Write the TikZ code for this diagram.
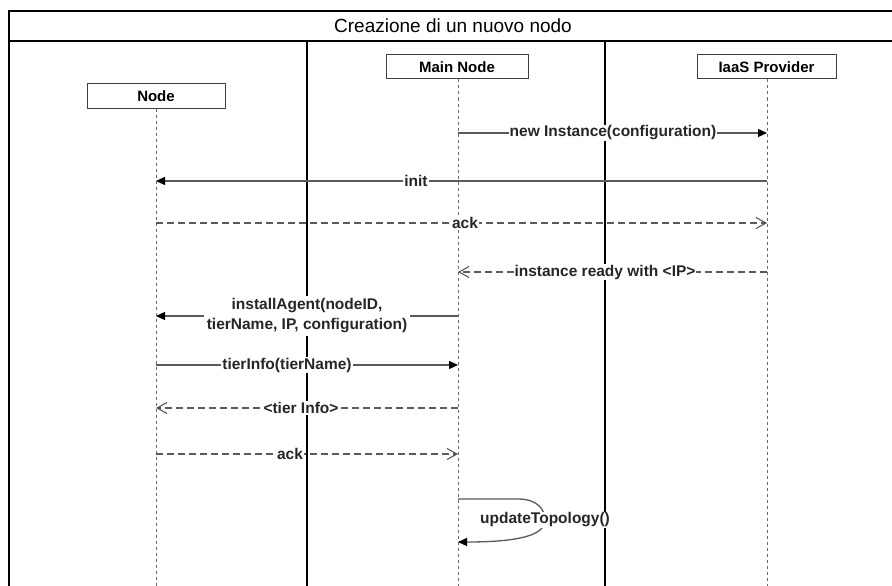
\documentclass[tikz,border=0pt]{standalone}
\usepackage{fontspec}
\setmainfont{Liberation Sans}
\usetikzlibrary{arrows.meta}
\definecolor{msg}{HTML}{5A5A5A}
\definecolor{life}{HTML}{6A6A6A}
\tikzset{
  frameline/.style={line width=2pt, black},
  actor/.style={draw=black!75, line width=1pt, minimum height=24pt, inner sep=0pt,
    font=\bfseries\fontsize{15}{17}\selectfont},
  lifeline/.style={draw=life, line width=0.9pt, dash pattern=on 3pt off 3pt},
  callmsg/.style={draw=msg, line width=1.3pt, -{Triangle[length=9pt,width=8pt,black]}},
  replymsg/.style={draw=msg, line width=1.3pt, dash pattern=on 7pt off 4pt,
    -{Straight Barb[length=10pt,width=11pt,black!70,line width=1pt]}},
  msglabel/.style={fill=white, inner sep=1pt, text=black!85,
    font=\bfseries\fontsize{15.5}{20}\selectfont, align=center},
}
\begin{document}
\begin{tikzpicture}[x=1pt,y=-1pt]
\useasboundingbox (0,0) rectangle (892,586);
\clip (0,0) rectangle (892,586);

% frame with title band and swimlane separators
\draw[frameline] (900,11) -- (9,11) -- (9,600);
\draw[frameline] (9,41) -- (900,41);
\draw[frameline] (307,41) -- (307,600);
\draw[frameline] (605,41) -- (605,600);
\node (title) at (453,26) {\fontsize{19}{22}\selectfont Creazione di un nuovo nodo};

% participants
\node[actor, minimum width=138pt] (node) at (156,96) {Node};
\node[actor, minimum width=142pt] (main) at (457,67) {Main Node};
\node[actor, minimum width=139pt] (iaas) at (766.5,67) {IaaS Provider};

% lifeline ends
\coordinate (nodeEnd) at (156,600);
\coordinate (mainEnd) at (458,600);
\coordinate (iaasEnd) at (767,600);
\draw[lifeline] (node.south) -- (nodeEnd);
\draw[lifeline] (main.south -| mainEnd) -- (mainEnd);
\draw[lifeline] (iaas.south -| iaasEnd) -- (iaasEnd);

% message anchor points on the lifelines
\foreach \y/\n in {133/a,181/b,223/c,272/d,316/e,365/f,408/g,454/h,499/i,542/j}{
  \coordinate (N\n) at (156,\y);
  \coordinate (M\n) at (458,\y);
  \coordinate (I\n) at (767,\y);
}

% messages
\draw[callmsg] (Ma) -- (Ia);
\node[msglabel] (l1) at (613,133) {new Instance(configuration)};

\draw[callmsg] (Ib) -- (Nb);
\node[msglabel] (l2) at (416,181) {init};

\draw[replymsg] (Nc) -- (Ic);
\node[msglabel] (l3) at (465,223) {ack};

\draw[replymsg] (Id) -- (Md);
\node[msglabel] (l4) at (605,272) {instance ready with <IP>};

\draw[callmsg] (Me) -- (Ne);
\node[msglabel, inner sep=3pt] (l5) at (307,316) {installAgent(nodeID,\\tierName, IP, configuration)};

\draw[callmsg] (Nf) -- (Mf);
\node[msglabel] (l6) at (287,365) {tierInfo(tierName)};

\draw[replymsg] (Mg) -- (Ng);
\node[msglabel] (l7) at (301,408) {<tier Info>};

\draw[replymsg] (Nh) -- (Mh);
\node[msglabel] (l8) at (290,454) {ack};

% self call on Main Node
\draw[callmsg] (Mi) -- (518,499) .. controls (538,499) and (545,510) .. (545,520)
  .. controls (545,535) and (520,542) .. (Mj);
\node[msglabel] (l9) at (545,520) {updateTopology()};
\end{tikzpicture}
\end{document}
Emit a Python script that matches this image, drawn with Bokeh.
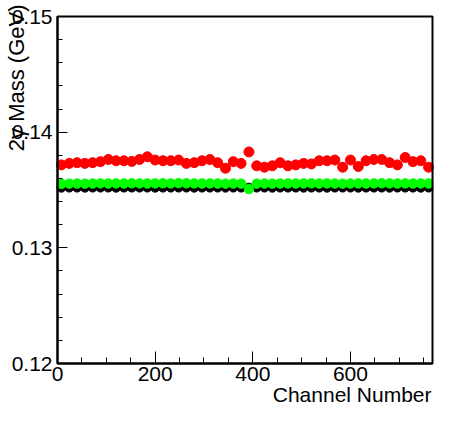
import math
from bokeh.plotting import figure
from bokeh.models import Range1d, FixedTicker, Label, BoxAnnotation
from bokeh.embed import file_html
from bokeh.resources import INLINE

channel = [8, 24, 40, 56, 72, 88, 104, 120,
           136, 152, 168, 184, 200, 216, 232, 248,
           264, 280, 296, 312, 328, 344, 360, 376,
           392, 408, 424, 440, 456, 472, 488, 504,
           520, 536, 552, 568, 584, 600, 616, 632,
           648, 664, 680, 696, 712, 728, 744, 760]

mass_black = [0.13520, 0.13521, 0.13521, 0.13520, 0.13521, 0.13521, 0.13521, 0.13520,
              0.13521, 0.13521, 0.13521, 0.13521, 0.13520, 0.13521, 0.13521, 0.13521,
              0.13521, 0.13520, 0.13521, 0.13521, 0.13521, 0.13520, 0.13521, 0.13521,
              0.13520, 0.13521, 0.13521, 0.13520, 0.13521, 0.13521, 0.13521, 0.13520,
              0.13521, 0.13521, 0.13520, 0.13521, 0.13521, 0.13521, 0.13520, 0.13521,
              0.13521, 0.13521, 0.13520, 0.13521, 0.13521, 0.13521, 0.13520, 0.13521]

mass_green = [0.13553, 0.13555, 0.13556, 0.13555, 0.13556, 0.13557, 0.13556, 0.13557,
              0.13556, 0.13558, 0.13557, 0.13556, 0.13557, 0.13558, 0.13557, 0.13559,
              0.13558, 0.13557, 0.13556, 0.13557, 0.13556, 0.13555, 0.13556, 0.13555,
              0.13508, 0.13555, 0.13556, 0.13555, 0.13556, 0.13557, 0.13556, 0.13557,
              0.13558, 0.13556, 0.13557, 0.13556, 0.13555, 0.13556, 0.13557, 0.13556,
              0.13557, 0.13558, 0.13557, 0.13556, 0.13557, 0.13556, 0.13557, 0.13556]

mass_red = [0.13717, 0.13730, 0.13736, 0.13730, 0.13736, 0.13745, 0.13764, 0.13753,
            0.13753, 0.13747, 0.13764, 0.13787, 0.13759, 0.13753, 0.13753, 0.13759,
            0.13730, 0.13736, 0.13753, 0.13764, 0.13736, 0.13688, 0.13745, 0.13730,
            0.13829, 0.13709, 0.13697, 0.13709, 0.13736, 0.13709, 0.13717, 0.13730,
            0.13725, 0.13753, 0.13753, 0.13759, 0.13697, 0.13759, 0.13703, 0.13753,
            0.13764, 0.13764, 0.13736, 0.13717, 0.13781, 0.13745, 0.13753, 0.13697]

x_lo, x_hi = 0, 768
y_lo, y_hi = 0.12, 0.15
x_ticks = [0, 200, 400, 600]
x_minor = [50, 100, 150, 250, 300, 350, 450, 500, 550, 650, 700, 750]
y_ticks = [0.12, 0.13, 0.14, 0.15]
y_minor = [0.122, 0.124, 0.126, 0.128, 0.132, 0.134, 0.136, 0.138,
           0.142, 0.144, 0.146, 0.148]
x_title = "Channel Number"
y_title = "2\u03b3 Mass (GeV)"

FONT = "Liberation Sans"
FS = "21px"

W, H = 434, 406
# pixel placement of the axes box inside the figure
BL, BR, BT, BB = 57, 432, 16, 363
sx = (BR - BL) / (x_hi - x_lo)
sy = (BB - BT) / (y_hi - y_lo)
xr = Range1d(x_lo - BL / sx, x_hi + (W - BR) / sx)
yr = Range1d(y_lo - (H - BB) / sy, y_hi + BT / sy)

p = figure(width=W, height=H, output_backend="svg", toolbar_location=None,
           x_range=xr, y_range=yr,
           min_border_left=0, min_border_right=0, min_border_top=0,
           min_border_bottom=0)
p.background_fill_color = "white"
p.border_fill_color = "white"
p.xgrid.visible = False
p.ygrid.visible = False
p.outline_line_color = None

p.add_layout(BoxAnnotation(left=x_lo, right=x_hi, bottom=y_lo, top=y_hi,
                           fill_alpha=0, line_color="black", line_alpha=1.0,
                           line_width=2))

p.xaxis.fixed_location = y_lo
p.yaxis.fixed_location = x_lo
p.xaxis.bounds = (x_lo, x_hi)
p.yaxis.bounds = (y_lo, y_hi)
p.xaxis.ticker = FixedTicker(ticks=x_ticks, minor_ticks=x_minor)
p.yaxis.ticker = FixedTicker(ticks=y_ticks, minor_ticks=y_minor)
for ax in (p.xaxis, p.yaxis):
    ax.axis_line_width = 2
    ax.axis_line_color = "black"
    ax.major_tick_out = 0
    ax.minor_tick_out = 0
    ax.major_tick_line_color = "black"
    ax.minor_tick_line_color = "black"
    ax.major_tick_line_width = 1
    ax.minor_tick_line_width = 1
    ax.major_label_text_font = FONT
    ax.major_label_text_font_size = FS
    ax.major_label_text_color = "black"
p.xaxis.major_tick_in = 12
p.xaxis.minor_tick_in = 6
p.yaxis.major_tick_in = 10
p.yaxis.minor_tick_in = 5
p.xaxis.major_label_standoff = 3
p.yaxis.major_label_standoff = 5

p.scatter(channel, mass_black, size=9, color="black")
p.scatter(channel, mass_green, size=9.5, color="#00ff00")
p.scatter(channel, mass_red, size=10, color="#ff0000")

p.add_layout(Label(x=x_hi - 1 / sx, y=y_lo - 19 / sy, text=x_title,
                   text_align="right", text_baseline="top",
                   text_font=FONT, text_font_size=FS, text_color="black"))
p.add_layout(Label(x=x_lo - 54 / sx, y=y_hi + 12 / sy, text=y_title,
                   angle=math.pi / 2, text_align="right",
                   text_baseline="top", text_font=FONT,
                   text_font_size="22px", text_color="black"))

open("out.html", "w").write(file_html(p, INLINE))
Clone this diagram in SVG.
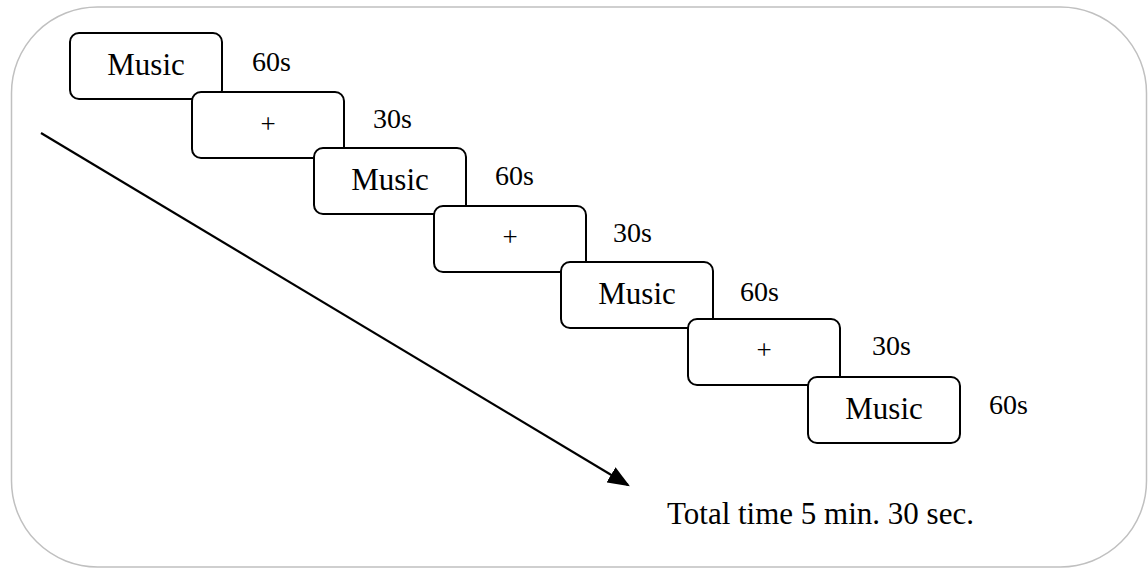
<svg xmlns="http://www.w3.org/2000/svg" width="1148" height="569" viewBox="0 0 1148 569">
<style>
.box{fill:#fff;stroke:#000;stroke-width:2}
text{font-family:"Liberation Serif","Times New Roman",serif;fill:#000}
</style>
<defs>
<marker id="ah" markerWidth="10" markerHeight="8" refX="9" refY="4" orient="auto" markerUnits="strokeWidth">
<path d="M0,0 L10,4 L0,8 Z" fill="#000"/>
</marker>
</defs>
<rect x="11.5" y="7" width="1135" height="560" rx="86" ry="86" fill="#fff" stroke="#c0c0c0" stroke-width="1.5"/>
<g id="connectors">
<line x1="41" y1="133" x2="628" y2="485" stroke="#000" stroke-width="2.2" marker-end="url(#ah)"/>
</g>
<g id="n1"><rect class="box" x="70" y="33" width="152" height="66" rx="9"/><text font-family="Liberation Serif, serif" font-size="31" text-anchor="middle" x="146" y="75">Music</text><text font-family="Liberation Serif, serif" font-size="28" x="252" y="71">60s</text></g>
<g id="n2"><rect class="box" x="192" y="92" width="152" height="66" rx="9"/><text font-family="Liberation Serif, serif" font-size="27" text-anchor="middle" x="268" y="133">+</text><text font-family="Liberation Serif, serif" font-size="28" x="373" y="128">30s</text></g>
<g id="n3"><rect class="box" x="314" y="148" width="152" height="66" rx="9"/><text font-family="Liberation Serif, serif" font-size="31" text-anchor="middle" x="390" y="190">Music</text><text font-family="Liberation Serif, serif" font-size="28" x="495" y="185">60s</text></g>
<g id="n4"><rect class="box" x="434" y="206" width="152" height="66" rx="9"/><text font-family="Liberation Serif, serif" font-size="27" text-anchor="middle" x="510" y="246">+</text><text font-family="Liberation Serif, serif" font-size="28" x="613" y="242">30s</text></g>
<g id="n5"><rect class="box" x="561" y="262" width="152" height="66" rx="9"/><text font-family="Liberation Serif, serif" font-size="31" text-anchor="middle" x="637" y="304">Music</text><text font-family="Liberation Serif, serif" font-size="28" x="740" y="301">60s</text></g>
<g id="n6"><rect class="box" x="688" y="319" width="152" height="66" rx="9"/><text font-family="Liberation Serif, serif" font-size="27" text-anchor="middle" x="764" y="359">+</text><text font-family="Liberation Serif, serif" font-size="28" x="872" y="355">30s</text></g>
<g id="n7"><rect class="box" x="808" y="377" width="152" height="66" rx="9"/><text font-family="Liberation Serif, serif" font-size="31" text-anchor="middle" x="884" y="419">Music</text><text font-family="Liberation Serif, serif" font-size="28" x="989" y="414">60s</text></g>
<g id="total"><text font-family="Liberation Serif, serif" font-size="31" x="667" y="524">Total time 5 min. 30 sec.</text></g>
</svg>
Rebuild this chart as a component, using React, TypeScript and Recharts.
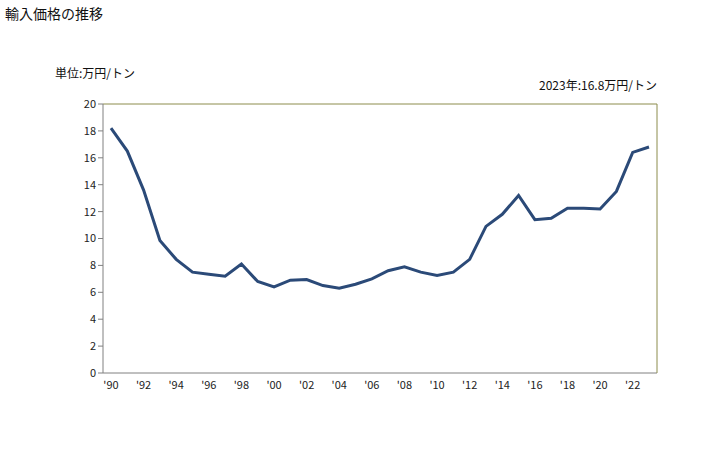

*AIM OF THE EXERCISE:* Give nothing but the number of lines containing the string "diagram".

*TASK RESULT:* 2